Extract every line where the string "this" appears.

[Charts and diagrams as code]
....

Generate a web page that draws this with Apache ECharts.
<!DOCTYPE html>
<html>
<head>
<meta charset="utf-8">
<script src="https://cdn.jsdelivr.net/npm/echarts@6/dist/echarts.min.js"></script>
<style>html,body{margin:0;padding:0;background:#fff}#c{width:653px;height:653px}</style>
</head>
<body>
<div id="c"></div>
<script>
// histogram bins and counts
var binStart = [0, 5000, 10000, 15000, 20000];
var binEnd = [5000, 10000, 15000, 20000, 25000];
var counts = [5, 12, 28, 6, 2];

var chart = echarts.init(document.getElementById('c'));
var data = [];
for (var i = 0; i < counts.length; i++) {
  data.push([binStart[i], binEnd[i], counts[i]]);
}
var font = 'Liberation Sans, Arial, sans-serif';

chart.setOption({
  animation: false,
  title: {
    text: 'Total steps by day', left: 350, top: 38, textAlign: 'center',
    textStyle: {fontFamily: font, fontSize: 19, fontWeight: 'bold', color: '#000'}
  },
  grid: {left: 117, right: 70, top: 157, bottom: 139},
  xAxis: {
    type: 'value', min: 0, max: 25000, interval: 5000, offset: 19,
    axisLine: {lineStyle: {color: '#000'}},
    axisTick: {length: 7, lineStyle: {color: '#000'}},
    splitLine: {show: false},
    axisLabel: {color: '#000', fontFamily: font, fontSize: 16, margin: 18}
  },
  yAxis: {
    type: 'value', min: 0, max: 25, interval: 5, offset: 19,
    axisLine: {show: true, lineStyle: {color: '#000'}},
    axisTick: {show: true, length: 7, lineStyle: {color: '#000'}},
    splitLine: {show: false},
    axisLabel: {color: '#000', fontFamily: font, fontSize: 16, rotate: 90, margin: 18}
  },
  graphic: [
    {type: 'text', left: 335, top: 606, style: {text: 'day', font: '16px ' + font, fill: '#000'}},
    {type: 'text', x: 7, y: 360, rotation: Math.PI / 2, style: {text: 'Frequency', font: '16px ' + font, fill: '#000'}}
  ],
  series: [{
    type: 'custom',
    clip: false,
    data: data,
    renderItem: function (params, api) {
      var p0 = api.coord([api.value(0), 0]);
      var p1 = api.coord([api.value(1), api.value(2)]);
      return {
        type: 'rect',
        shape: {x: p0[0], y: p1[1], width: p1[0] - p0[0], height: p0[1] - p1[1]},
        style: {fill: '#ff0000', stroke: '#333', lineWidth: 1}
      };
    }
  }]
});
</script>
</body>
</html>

....

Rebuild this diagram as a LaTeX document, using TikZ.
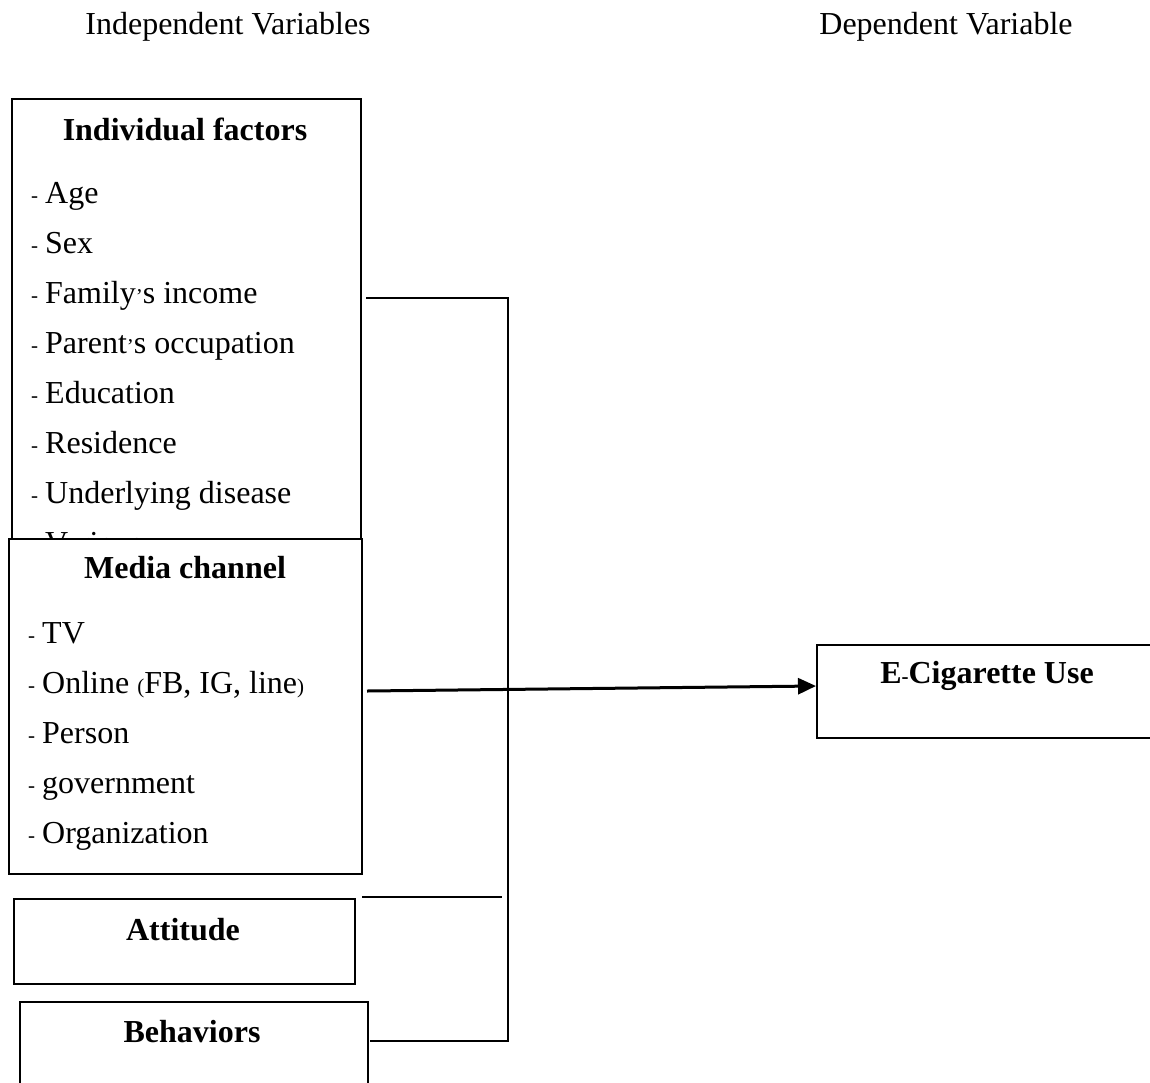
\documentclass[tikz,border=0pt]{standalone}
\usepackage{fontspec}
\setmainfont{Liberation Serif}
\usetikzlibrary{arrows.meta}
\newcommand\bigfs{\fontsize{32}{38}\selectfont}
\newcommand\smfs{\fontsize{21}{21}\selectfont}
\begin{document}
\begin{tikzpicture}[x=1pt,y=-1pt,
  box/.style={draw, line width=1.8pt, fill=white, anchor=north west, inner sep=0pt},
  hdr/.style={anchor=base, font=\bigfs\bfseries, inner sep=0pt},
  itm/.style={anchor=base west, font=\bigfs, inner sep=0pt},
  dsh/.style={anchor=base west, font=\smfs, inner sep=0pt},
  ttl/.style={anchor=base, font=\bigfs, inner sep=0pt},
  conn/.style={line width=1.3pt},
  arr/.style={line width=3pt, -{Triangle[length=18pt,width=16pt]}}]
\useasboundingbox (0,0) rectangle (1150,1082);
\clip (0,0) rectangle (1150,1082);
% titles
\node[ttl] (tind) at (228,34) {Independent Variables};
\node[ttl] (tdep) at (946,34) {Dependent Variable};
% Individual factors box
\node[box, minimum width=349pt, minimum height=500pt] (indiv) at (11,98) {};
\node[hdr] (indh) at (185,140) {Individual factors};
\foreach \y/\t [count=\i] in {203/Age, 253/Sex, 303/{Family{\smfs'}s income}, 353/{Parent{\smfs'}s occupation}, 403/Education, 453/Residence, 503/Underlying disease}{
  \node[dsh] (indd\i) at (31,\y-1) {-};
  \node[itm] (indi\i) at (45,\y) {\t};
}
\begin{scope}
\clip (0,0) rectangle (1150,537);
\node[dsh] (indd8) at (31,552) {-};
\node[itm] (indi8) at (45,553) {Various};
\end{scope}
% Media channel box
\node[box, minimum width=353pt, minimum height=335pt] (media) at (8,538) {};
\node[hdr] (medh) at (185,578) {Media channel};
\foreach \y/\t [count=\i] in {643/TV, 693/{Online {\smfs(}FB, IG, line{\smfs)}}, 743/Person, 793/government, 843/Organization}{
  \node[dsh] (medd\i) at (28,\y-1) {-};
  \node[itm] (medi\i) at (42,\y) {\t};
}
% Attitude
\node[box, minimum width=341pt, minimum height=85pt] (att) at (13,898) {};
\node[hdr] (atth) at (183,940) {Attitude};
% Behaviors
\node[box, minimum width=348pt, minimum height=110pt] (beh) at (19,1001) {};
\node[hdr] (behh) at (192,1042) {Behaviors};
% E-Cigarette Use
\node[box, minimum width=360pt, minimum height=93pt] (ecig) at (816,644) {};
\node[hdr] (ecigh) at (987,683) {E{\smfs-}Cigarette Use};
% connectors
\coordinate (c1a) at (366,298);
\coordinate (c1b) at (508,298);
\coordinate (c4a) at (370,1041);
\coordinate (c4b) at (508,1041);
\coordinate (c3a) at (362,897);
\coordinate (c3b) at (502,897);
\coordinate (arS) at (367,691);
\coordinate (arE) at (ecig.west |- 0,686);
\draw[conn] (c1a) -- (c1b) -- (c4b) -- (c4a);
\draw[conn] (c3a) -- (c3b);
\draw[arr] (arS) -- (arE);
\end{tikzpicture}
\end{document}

....

• _SOLUTION BELOW_
Generate a web page that draws this with Apache ECharts.
Rebuild this diagram as a LaTeX document, using TikZ.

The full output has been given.